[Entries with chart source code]
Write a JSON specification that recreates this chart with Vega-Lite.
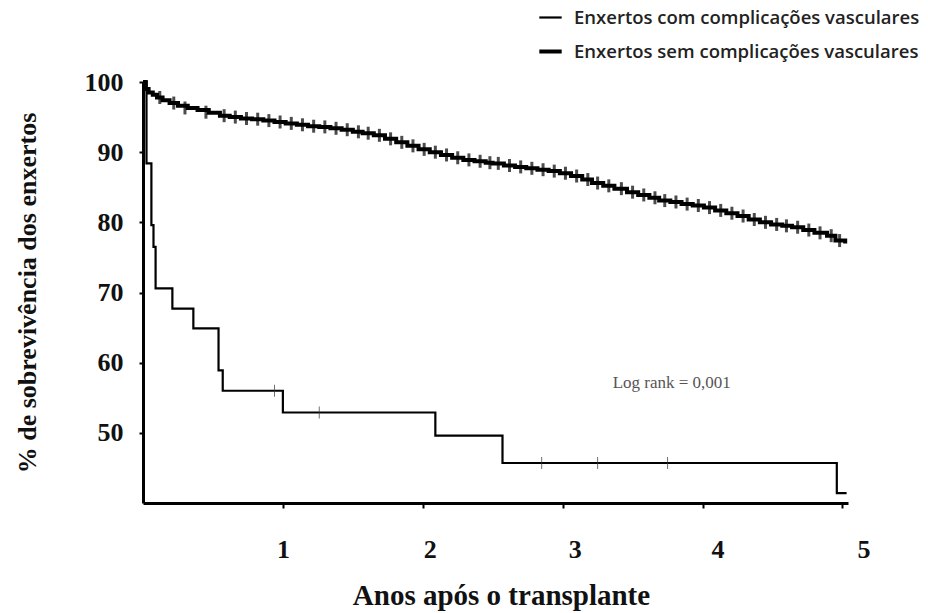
{
  "$schema": "https://vega.github.io/schema/vega-lite/v6.json",
  "width": 705,
  "height": 421,
  "autosize": "none",
  "padding": {"left": 143, "top": 82, "right": 80, "bottom": 110},
  "background": "white",
  "config": {"view": {"stroke": null}, "font": "Liberation Serif"},
  "datasets": {
    "curves": [
      {"grupo": "Enxertos com complicações vasculares", "t": 0, "s": 100},
      {"grupo": "Enxertos com complicações vasculares", "t": 0.025, "s": 88.4},
      {"grupo": "Enxertos com complicações vasculares", "t": 0.06, "s": 79.6},
      {"grupo": "Enxertos com complicações vasculares", "t": 0.075, "s": 76.5},
      {"grupo": "Enxertos com complicações vasculares", "t": 0.09, "s": 70.6},
      {"grupo": "Enxertos com complicações vasculares", "t": 0.21, "s": 67.7},
      {"grupo": "Enxertos com complicações vasculares", "t": 0.36, "s": 64.9},
      {"grupo": "Enxertos com complicações vasculares", "t": 0.54, "s": 58.9},
      {"grupo": "Enxertos com complicações vasculares", "t": 0.57, "s": 56.0},
      {"grupo": "Enxertos com complicações vasculares", "t": 1.0, "s": 52.9},
      {"grupo": "Enxertos com complicações vasculares", "t": 2.09, "s": 49.6},
      {"grupo": "Enxertos com complicações vasculares", "t": 2.57, "s": 45.7},
      {"grupo": "Enxertos com complicações vasculares", "t": 4.96, "s": 41.4},
      {"grupo": "Enxertos com complicações vasculares", "t": 5.03, "s": 41.4},
      {"grupo": "Enxertos sem complicações vasculares", "t": 0, "s": 100},
      {"grupo": "Enxertos sem complicações vasculares", "t": 0.02, "s": 99.0},
      {"grupo": "Enxertos sem complicações vasculares", "t": 0.04, "s": 98.5},
      {"grupo": "Enxertos sem complicações vasculares", "t": 0.07, "s": 98.2},
      {"grupo": "Enxertos sem complicações vasculares", "t": 0.1, "s": 97.8},
      {"grupo": "Enxertos sem complicações vasculares", "t": 0.14, "s": 97.4},
      {"grupo": "Enxertos sem complicações vasculares", "t": 0.19, "s": 97.0},
      {"grupo": "Enxertos sem complicações vasculares", "t": 0.25, "s": 96.6},
      {"grupo": "Enxertos sem complicações vasculares", "t": 0.32, "s": 96.3},
      {"grupo": "Enxertos sem complicações vasculares", "t": 0.39, "s": 96.0},
      {"grupo": "Enxertos sem complicações vasculares", "t": 0.47, "s": 95.6},
      {"grupo": "Enxertos sem complicações vasculares", "t": 0.55, "s": 95.2},
      {"grupo": "Enxertos sem complicações vasculares", "t": 0.62, "s": 95.0},
      {"grupo": "Enxertos sem complicações vasculares", "t": 0.7, "s": 94.8},
      {"grupo": "Enxertos sem complicações vasculares", "t": 0.78, "s": 94.7},
      {"grupo": "Enxertos sem complicações vasculares", "t": 0.86, "s": 94.5},
      {"grupo": "Enxertos sem complicações vasculares", "t": 0.94, "s": 94.3},
      {"grupo": "Enxertos sem complicações vasculares", "t": 1.02, "s": 94.1},
      {"grupo": "Enxertos sem complicações vasculares", "t": 1.1, "s": 93.9},
      {"grupo": "Enxertos sem complicações vasculares", "t": 1.18, "s": 93.7},
      {"grupo": "Enxertos sem complicações vasculares", "t": 1.26, "s": 93.6},
      {"grupo": "Enxertos sem complicações vasculares", "t": 1.34, "s": 93.4},
      {"grupo": "Enxertos sem complicações vasculares", "t": 1.42, "s": 93.2},
      {"grupo": "Enxertos sem complicações vasculares", "t": 1.5, "s": 92.9},
      {"grupo": "Enxertos sem complicações vasculares", "t": 1.57, "s": 92.7},
      {"grupo": "Enxertos sem complicações vasculares", "t": 1.65, "s": 92.4},
      {"grupo": "Enxertos sem complicações vasculares", "t": 1.73, "s": 91.9},
      {"grupo": "Enxertos sem complicações vasculares", "t": 1.81, "s": 91.4},
      {"grupo": "Enxertos sem complicações vasculares", "t": 1.89, "s": 90.9},
      {"grupo": "Enxertos sem complicações vasculares", "t": 1.97, "s": 90.4},
      {"grupo": "Enxertos sem complicações vasculares", "t": 2.05, "s": 90.0},
      {"grupo": "Enxertos sem complicações vasculares", "t": 2.13, "s": 89.6},
      {"grupo": "Enxertos sem complicações vasculares", "t": 2.21, "s": 89.2},
      {"grupo": "Enxertos sem complicações vasculares", "t": 2.29, "s": 88.9},
      {"grupo": "Enxertos sem complicações vasculares", "t": 2.37, "s": 88.7},
      {"grupo": "Enxertos sem complicações vasculares", "t": 2.45, "s": 88.5},
      {"grupo": "Enxertos sem complicações vasculares", "t": 2.5, "s": 88.4},
      {"grupo": "Enxertos sem complicações vasculares", "t": 2.58, "s": 88.1},
      {"grupo": "Enxertos sem complicações vasculares", "t": 2.66, "s": 87.9},
      {"grupo": "Enxertos sem complicações vasculares", "t": 2.74, "s": 87.7},
      {"grupo": "Enxertos sem complicações vasculares", "t": 2.82, "s": 87.5},
      {"grupo": "Enxertos sem complicações vasculares", "t": 2.9, "s": 87.3},
      {"grupo": "Enxertos sem complicações vasculares", "t": 2.98, "s": 87.0},
      {"grupo": "Enxertos sem complicações vasculares", "t": 3.06, "s": 86.6},
      {"grupo": "Enxertos sem complicações vasculares", "t": 3.14, "s": 86.1},
      {"grupo": "Enxertos sem complicações vasculares", "t": 3.21, "s": 85.6},
      {"grupo": "Enxertos sem complicações vasculares", "t": 3.29, "s": 85.2},
      {"grupo": "Enxertos sem complicações vasculares", "t": 3.37, "s": 84.8},
      {"grupo": "Enxertos sem complicações vasculares", "t": 3.46, "s": 84.3},
      {"grupo": "Enxertos sem complicações vasculares", "t": 3.54, "s": 83.9},
      {"grupo": "Enxertos sem complicações vasculares", "t": 3.62, "s": 83.5},
      {"grupo": "Enxertos sem complicações vasculares", "t": 3.69, "s": 83.1},
      {"grupo": "Enxertos sem complicações vasculares", "t": 3.77, "s": 82.9},
      {"grupo": "Enxertos sem complicações vasculares", "t": 3.85, "s": 82.6},
      {"grupo": "Enxertos sem complicações vasculares", "t": 3.93, "s": 82.4},
      {"grupo": "Enxertos sem complicações vasculares", "t": 4.01, "s": 82.1},
      {"grupo": "Enxertos sem complicações vasculares", "t": 4.09, "s": 81.7},
      {"grupo": "Enxertos sem complicações vasculares", "t": 4.17, "s": 81.3},
      {"grupo": "Enxertos sem complicações vasculares", "t": 4.25, "s": 80.9},
      {"grupo": "Enxertos sem complicações vasculares", "t": 4.33, "s": 80.4},
      {"grupo": "Enxertos sem complicações vasculares", "t": 4.41, "s": 80.0},
      {"grupo": "Enxertos sem complicações vasculares", "t": 4.49, "s": 79.7},
      {"grupo": "Enxertos sem complicações vasculares", "t": 4.57, "s": 79.5},
      {"grupo": "Enxertos sem complicações vasculares", "t": 4.64, "s": 79.3},
      {"grupo": "Enxertos sem complicações vasculares", "t": 4.72, "s": 78.9},
      {"grupo": "Enxertos sem complicações vasculares", "t": 4.8, "s": 78.5},
      {"grupo": "Enxertos sem complicações vasculares", "t": 4.89, "s": 78.1},
      {"grupo": "Enxertos sem complicações vasculares", "t": 4.95, "s": 77.4},
      {"grupo": "Enxertos sem complicações vasculares", "t": 5.02, "s": 77.0}
    ],
    "censor_com": [
      {"t": 0.94, "s": 56.0},
      {"t": 1.26, "s": 52.9},
      {"t": 2.85, "s": 45.7},
      {"t": 3.25, "s": 45.7},
      {"t": 3.75, "s": 45.7}
    ],
    "censor_sem": [
      {"t": 0.12, "s": 97.8}, {"t": 0.22, "s": 97.0},
      {"t": 0.3, "s": 96.3}, {"t": 0.45, "s": 95.7}, {"t": 0.58, "s": 95.2}, {"t": 0.66, "s": 95.0},
      {"t": 0.74, "s": 94.8}, {"t": 0.82, "s": 94.7}, {"t": 0.9, "s": 94.5}, {"t": 0.98, "s": 94.3},
      {"t": 1.06, "s": 94.1}, {"t": 1.14, "s": 93.9}, {"t": 1.22, "s": 93.7}, {"t": 1.3, "s": 93.6},
      {"t": 1.38, "s": 93.4}, {"t": 1.46, "s": 93.2}, {"t": 1.54, "s": 92.9}, {"t": 1.61, "s": 92.7},
      {"t": 1.69, "s": 92.4}, {"t": 1.77, "s": 91.9}, {"t": 1.85, "s": 91.4}, {"t": 1.93, "s": 90.9},
      {"t": 2.01, "s": 90.4}, {"t": 2.09, "s": 90.0}, {"t": 2.17, "s": 89.6}, {"t": 2.25, "s": 89.2},
      {"t": 2.33, "s": 88.9}, {"t": 2.41, "s": 88.7}, {"t": 2.48, "s": 88.5}, {"t": 2.54, "s": 88.4},
      {"t": 2.62, "s": 88.1}, {"t": 2.7, "s": 87.9}, {"t": 2.78, "s": 87.7}, {"t": 2.86, "s": 87.5},
      {"t": 2.94, "s": 87.3}, {"t": 3.02, "s": 87.0}, {"t": 3.1, "s": 86.6}, {"t": 3.18, "s": 86.1},
      {"t": 3.25, "s": 85.6}, {"t": 3.33, "s": 85.2}, {"t": 3.42, "s": 84.8}, {"t": 3.5, "s": 84.3},
      {"t": 3.58, "s": 83.9}, {"t": 3.66, "s": 83.5}, {"t": 3.73, "s": 83.1}, {"t": 3.81, "s": 82.9},
      {"t": 3.89, "s": 82.6}, {"t": 3.97, "s": 82.4}, {"t": 4.05, "s": 82.1}, {"t": 4.13, "s": 81.7},
      {"t": 4.21, "s": 81.3}, {"t": 4.29, "s": 80.9}, {"t": 4.37, "s": 80.4}, {"t": 4.45, "s": 80.0},
      {"t": 4.53, "s": 79.7}, {"t": 4.6, "s": 79.5}, {"t": 4.68, "s": 79.3}, {"t": 4.76, "s": 78.9},
      {"t": 4.84, "s": 78.5}, {"t": 4.92, "s": 78.1}, {"t": 4.98, "s": 77.4}
    ],
    "note": [{"t": 3.78, "s": 57.1, "label": "Log rank = 0,001"}]
  },
  "layer": [
    {
      "data": {"name": "curves"},
      "mark": {"type": "line", "interpolate": "step-after", "color": "black"},
      "encoding": {
        "x": {
          "field": "t", "type": "quantitative",
          "scale": {"domain": [0, 5.04], "nice": false, "zero": false},
          "axis": {
            "values": [1, 2, 3, 4, 5],
            "format": "d",
            "title": "Anos após o transplante",
            "grid": false,
            "domainColor": "black", "domainWidth": 3,
            "tickColor": "black", "tickWidth": 2, "tickSize": 5,
            "labelFont": "Liberation Serif", "labelFontWeight": "bold", "labelFontSize": 26,
            "labelColor": "#111", "labelPadding": 28, "labelFlush": false,
            "labelOffset": {
              "condition": [
                {"test": "datum.value == 2", "value": 7},
                {"test": "datum.value == 3", "value": 12},
                {"test": "datum.value == 4", "value": 15},
                {"test": "datum.value == 5", "value": 21}
              ],
              "value": 0
            },
            "titleFont": "Liberation Serif", "titleFontWeight": "bold", "titleFontSize": 29,
            "titleColor": "#111", "titlePadding": 19, "titleX": 358
          }
        },
        "y": {
          "field": "s", "type": "quantitative",
          "scale": {"domain": [40, 100], "nice": false, "zero": false},
          "axis": {
            "values": [50, 60, 70, 80, 90, 100],
            "title": "% de sobrevivência dos enxertos",
            "grid": false,
            "domainColor": "black", "domainWidth": 3,
            "tickColor": "black", "tickWidth": 2, "tickSize": 4,
            "labelFont": "Liberation Serif", "labelFontWeight": "bold", "labelFontSize": 26,
            "labelColor": "#111", "labelPadding": 16,
            "titleFont": "Liberation Serif", "titleFontWeight": "bold", "titleFontSize": 26,
            "titleColor": "#111", "titlePadding": 44
          }
        },
        "strokeWidth": {
          "field": "grupo", "type": "nominal",
          "scale": {"domain": ["Enxertos com complicações vasculares", "Enxertos sem complicações vasculares"], "range": [2.2, 4]},
          "legend": {
            "orient": "none", "legendX": 394, "legendY": -77,
            "title": null,
            "symbolType": "stroke", "symbolSize": 500, "symbolStrokeColor": "black",
            "labelFont": "Open Sans", "labelFontSize": 18.5, "labelFontWeight": 600, "labelColor": "#222",
            "labelLimit": 0,
            "labelOffset": 10, "rowPadding": 11
          }
        }
      }
    },
    {
      "data": {"name": "censor_com"},
      "mark": {"type": "tick", "orient": "vertical", "color": "#333", "thickness": 1, "size": 12},
      "encoding": {
        "x": {"field": "t", "type": "quantitative"},
        "y": {"field": "s", "type": "quantitative"}
      }
    },
    {
      "data": {"name": "censor_sem"},
      "mark": {"type": "tick", "orient": "vertical", "color": "black", "thickness": 3, "size": 13},
      "encoding": {
        "x": {"field": "t", "type": "quantitative"},
        "y": {"field": "s", "type": "quantitative"}
      }
    },
    {
      "data": {"name": "note"},
      "mark": {"type": "text", "font": "Liberation Serif", "fontSize": 17, "color": "#555", "align": "center", "baseline": "middle"},
      "encoding": {
        "x": {"field": "t", "type": "quantitative"},
        "y": {"field": "s", "type": "quantitative"},
        "text": {"field": "label"}
      }
    }
  ]
}
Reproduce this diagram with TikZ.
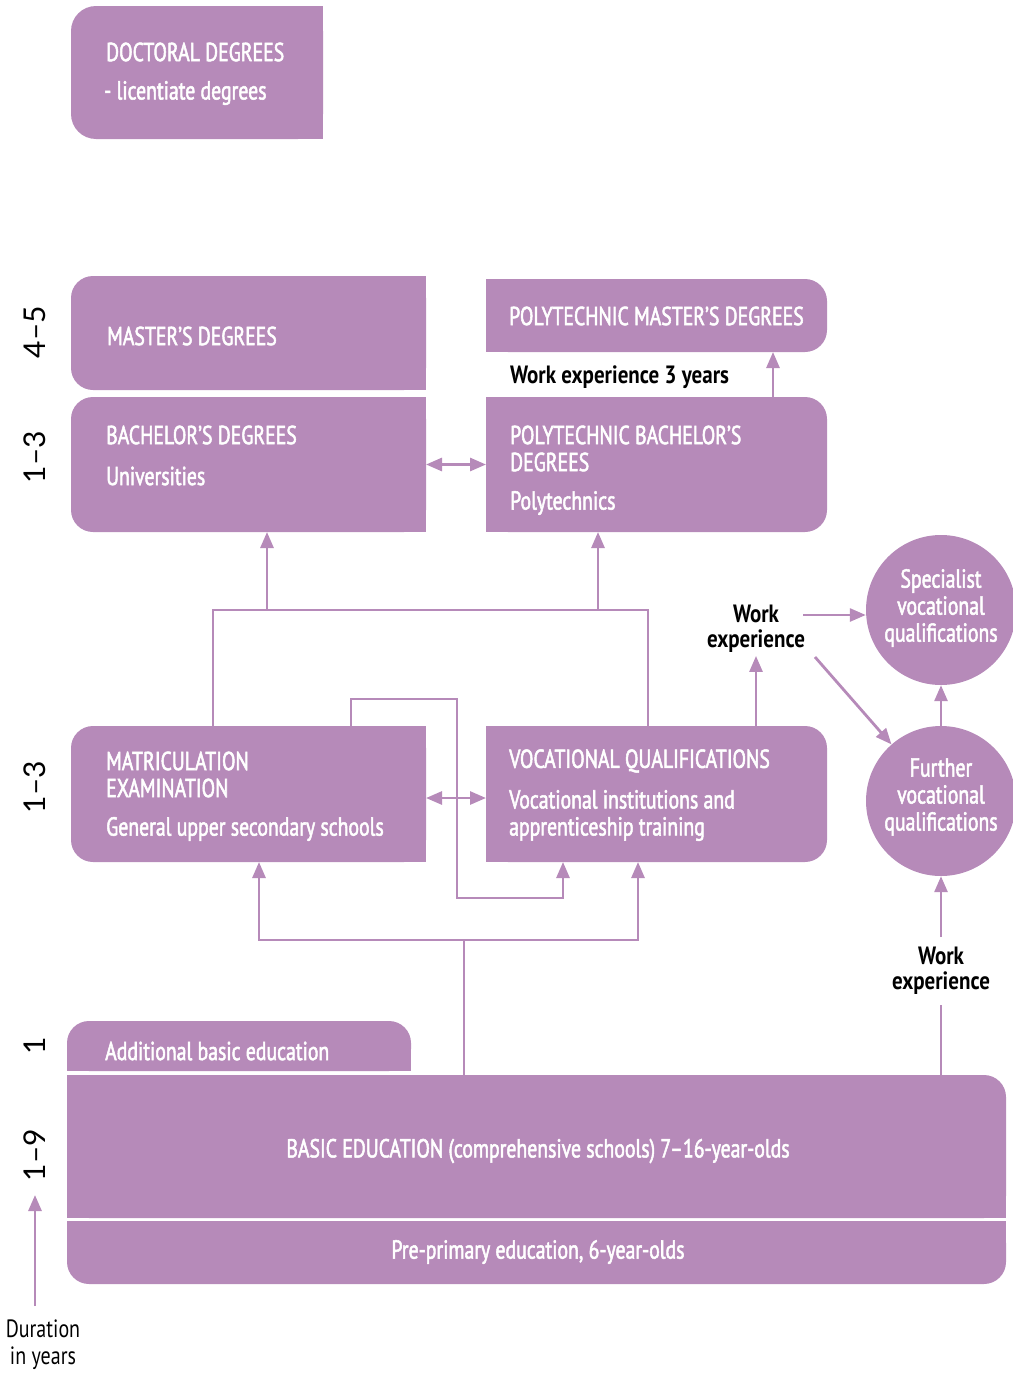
\documentclass[tikz,border=0pt]{standalone}
\usepackage{fontspec}
\setmainfont{PT Sans}
\newfontfamily\cond{PT Sans}[FakeStretch=0.76, FakeBold=2]
\newfontfamily\condb{PT Sans}[FakeStretch=0.84]
\newfontfamily\condl{PT Sans}[FakeStretch=0.8]
\newfontfamily\numf{Lato}
\usetikzlibrary{arrows.meta,calc}
\definecolor{purp}{RGB}{182,138,185}
\begin{document}
\begin{tikzpicture}[x=1pt,y=-1pt,
  area/.style={rectangle, inner sep=0pt, outer sep=0pt},
  wtxt/.style={text=white, font=\cond\fontsize{26}{27}\selectfont, anchor=west, align=left, inner sep=0pt},
  ctxt/.style={text=white, font=\cond\fontsize{26}{27}\selectfont, align=center, inner sep=0pt},
  btxt/.style={text=black, font=\condb\bfseries\fontsize{25}{25}\selectfont, align=center, inner sep=3pt},
  numtxt/.style={text=black, font=\numf\fontsize{30}{30}\selectfont, rotate=90, inner sep=0pt},
  conn/.style={draw=purp, line width=2.8pt},
  arr/.style={conn, -{Triangle[width=13pt,length=16pt]}},
  darr/.style={conn, {Triangle[width=13pt,length=16pt]}-{Triangle[width=13pt,length=16pt]}},
  rc/.style={purp, rounded corners=#1}, rc/.default=22pt
]
\useasboundingbox (0,0) rectangle (1012,1373);

% ---------- box frames (named nodes) ----------
\node[area, minimum width=252pt, minimum height=133pt] (doc) at (197,72.5) {};
\node[area, minimum width=355pt, minimum height=114pt] (mast) at (248.5,333) {};
\node[area, minimum width=355pt, minimum height=135pt] (bach) at (248.5,464.5) {};
\node[area, minimum width=341pt, minimum height=73pt] (pmast) at (656.5,315.5) {};
\node[area, minimum width=341pt, minimum height=135pt] (pbach) at (656.5,464.5) {};
\node[area, minimum width=355pt, minimum height=136pt] (matric) at (248.5,794) {};
\node[area, minimum width=341pt, minimum height=136pt] (voc) at (656.5,794) {};
\node[area, minimum width=344pt, minimum height=50pt] (add) at (239,1046) {};
\node[area, minimum width=939pt, minimum height=143pt] (basic) at (536.5,1146.5) {};
\node[area, minimum width=939pt, minimum height=63pt] (pre) at (536.5,1252.5) {};

% ---------- fills ----------
% left-rounded
\fill[rc=25pt] (doc.north west) rectangle (doc.south east);
\fill[purp] (doc.north) rectangle (doc.south east);
\fill[rc] (mast.north west) rectangle (mast.south east);
\fill[purp] (mast.north) rectangle (mast.south east);
\fill[rc] (bach.north west) rectangle (bach.south east);
\fill[purp] (bach.north) rectangle (bach.south east);
\fill[rc] (matric.north west) rectangle (matric.south east);
\fill[purp] (matric.north) rectangle (matric.south east);
% right-rounded
\fill[rc] (pmast.north west) rectangle (pmast.south east);
\fill[purp] (pmast.north west) rectangle (pmast.south);
\fill[rc] (pbach.north west) rectangle (pbach.south east);
\fill[purp] (pbach.north west) rectangle (pbach.south);
\fill[rc] (voc.north west) rectangle (voc.south east);
\fill[purp] (voc.north west) rectangle (voc.south);
% top-rounded
\fill[rc] (add.north west) rectangle (add.south east);
\fill[purp] (add.west) rectangle (add.south east);
% basic: top-right rounded
\fill[rc] (basic.north west) rectangle (basic.south east);
\fill[purp] (basic.north west) rectangle (basic.south);
\fill[purp] (basic.west) rectangle (basic.south east);
% pre: bottom rounded
\fill[rc] (pre.north west) rectangle (pre.south east);
\fill[purp] (pre.north west) rectangle (pre.east);

% circles
\node[circle, fill=purp, minimum size=150pt, inner sep=0pt] (spec) at (941,610) {};
\node[circle, fill=purp, minimum size=150pt, inner sep=0pt] (further) at (941,801) {};

% ---------- texts ----------
\node[wtxt] (tdoc1) at (106,52) {DOCTORAL DEGREES};
\node[wtxt] (tdoc2) at (104,93) {- licentiate degrees};
\node[wtxt] (tmast) at (107,336) {MASTER’S DEGREES};
\node[wtxt] (tbach1) at (106,435) {BACHELOR’S DEGREES};
\node[wtxt] (tbach2) at (106,476) {Universities};
\node[wtxt] (tpmast) at (509,316) {POLYTECHNIC MASTER’S DEGREES};
\node[wtxt] (tpbach1) at (510,448.5) {POLYTECHNIC BACHELOR’S\\DEGREES};
\node[wtxt] (tpbach2) at (510,503) {Polytechnics};
\node[wtxt] (tmat1) at (106,774.5) {MATRICULATION\\EXAMINATION};
\node[wtxt] (tmat2) at (106,829) {General upper secondary schools};
\node[wtxt] (tvoc1) at (509,761) {VOCATIONAL QUALIFICATIONS};
\node[wtxt] (tvoc2) at (509,815.5) {Vocational institutions and\\apprenticeship training};
\node[wtxt] (tadd) at (105,1051) {Additional basic education};
\node[ctxt] (tbasic) at (538,1151) {BASIC EDUCATION (comprehensive schools) 7–16-year-olds};
\node[ctxt] (tpre) at (538,1252) {Pre-primary education, 6-year-olds};
\node[ctxt] (tspec) at (941,608) {Specialist\\vocational\\qualifications};
\node[ctxt] (tfur) at (941,797) {Further\\vocational\\qualifications};

% black labels
\node[btxt, anchor=west, inner sep=0pt] (w3) at (510,377) {Work experience 3 years};
\node[btxt] (wexp) at (756,629) {Work\\experience};
\node[btxt, inner ysep=10pt] (wexp2) at (941,971) {Work\\experience};

% duration labels
\node[numtxt] (n1) at (35,332) {4–5};
\node[numtxt] (n2) at (35,457) {1–3};
\node[numtxt] (n3) at (35,787) {1–3};
\node[numtxt] (n4) at (35,1046) {1};
\node[numtxt] (n5) at (35,1155) {1–9};
\node[text=black, font=\condl\fontsize{25}{27}\selectfont, align=center, inner sep=0pt] (dur) at (43,1345) {Duration\\in years};

% ---------- connectors ----------
\coordinate (d0) at (35,1306);
\coordinate (d1) at (35,1195);
\draw[arr] (d0) -- (d1);

\draw[darr] (bach.east) -- (pbach.west);
\coordinate (mv) at (0,798);
\draw[darr] (matric.east |- mv) -- (voc.west |- mv);

\coordinate (pm) at (773,0);
\draw[arr] (pbach.north -| pm) -- (pmast.south -| pm);

% upper tree
\coordinate (u1) at (213,610);
\coordinate (u2) at (648,610);
\coordinate (ua) at (267,610);
\coordinate (ub) at (598,610);
\draw[conn] (u1 |- matric.north) -- (u1) -- (u2) -- (u2 |- voc.north);
\draw[arr] (ua) -- (ua |- bach.south);
\draw[arr] (ub) -- (ub |- pbach.south);

% loop
\coordinate (l1) at (351,699);
\coordinate (l2) at (457,699);
\coordinate (l3) at (457,898);
\coordinate (l4) at (563,898);
\draw[arr] (l1 |- matric.north) -- (l1) -- (l2) -- (l3) -- (l4) -- (l4 |- voc.south);

% lower tree
\coordinate (t0) at (464,940);
\coordinate (tl) at (259,940);
\coordinate (tr) at (638,940);
\draw[conn] (basic.north -| t0) -- (t0);
\draw[darr] (tl |- matric.south) -- (tl) -- (tr) -- (tr |- voc.south);

% work experience
\draw[arr] (voc.north -| wexp) -- (wexp.south);
\coordinate (wA) at (803,615);
\draw[arr] (wA) -- (spec.west |- wA);
\coordinate (wB) at (815,657);
\draw[arr] (wB) -- (further);
\draw[arr] (further) -- (spec);
\draw[conn] (basic.north -| wexp2) -- (wexp2.south);
\draw[arr] (wexp2.north) -- (further.south);
\end{tikzpicture}
\end{document}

§ Goal
Repeat, word for word, the lines of the material above from the one holding "Reproduce this diagram with TikZ." through the one holding "width=939pt, minimum height=63pt]". Leave out pictures.

§ Solved exercise
Reproduce this diagram with TikZ.
\documentclass[tikz,border=0pt]{standalone}
\usepackage{fontspec}
\setmainfont{PT Sans}
\newfontfamily\cond{PT Sans}[FakeStretch=0.76, FakeBold=2]
\newfontfamily\condb{PT Sans}[FakeStretch=0.84]
\newfontfamily\condl{PT Sans}[FakeStretch=0.8]
\newfontfamily\numf{Lato}
\usetikzlibrary{arrows.meta,calc}
\definecolor{purp}{RGB}{182,138,185}
\begin{document}
\begin{tikzpicture}[x=1pt,y=-1pt,
  area/.style={rectangle, inner sep=0pt, outer sep=0pt},
  wtxt/.style={text=white, font=\cond\fontsize{26}{27}\selectfont, anchor=west, align=left, inner sep=0pt},
  ctxt/.style={text=white, font=\cond\fontsize{26}{27}\selectfont, align=center, inner sep=0pt},
  btxt/.style={text=black, font=\condb\bfseries\fontsize{25}{25}\selectfont, align=center, inner sep=3pt},
  numtxt/.style={text=black, font=\numf\fontsize{30}{30}\selectfont, rotate=90, inner sep=0pt},
  conn/.style={draw=purp, line width=2.8pt},
  arr/.style={conn, -{Triangle[width=13pt,length=16pt]}},
  darr/.style={conn, {Triangle[width=13pt,length=16pt]}-{Triangle[width=13pt,length=16pt]}},
  rc/.style={purp, rounded corners=#1}, rc/.default=22pt
]
\useasboundingbox (0,0) rectangle (1012,1373);

% ---------- box frames (named nodes) ----------
\node[area, minimum width=252pt, minimum height=133pt] (doc) at (197,72.5) {};
\node[area, minimum width=355pt, minimum height=114pt] (mast) at (248.5,333) {};
\node[area, minimum width=355pt, minimum height=135pt] (bach) at (248.5,464.5) {};
\node[area, minimum width=341pt, minimum height=73pt] (pmast) at (656.5,315.5) {};
\node[area, minimum width=341pt, minimum height=135pt] (pbach) at (656.5,464.5) {};
\node[area, minimum width=355pt, minimum height=136pt] (matric) at (248.5,794) {};
\node[area, minimum width=341pt, minimum height=136pt] (voc) at (656.5,794) {};
\node[area, minimum width=344pt, minimum height=50pt] (add) at (239,1046) {};
\node[area, minimum width=939pt, minimum height=143pt] (basic) at (536.5,1146.5) {};
\node[area, minimum width=939pt, minimum height=63pt] (pre) at (536.5,1252.5) {};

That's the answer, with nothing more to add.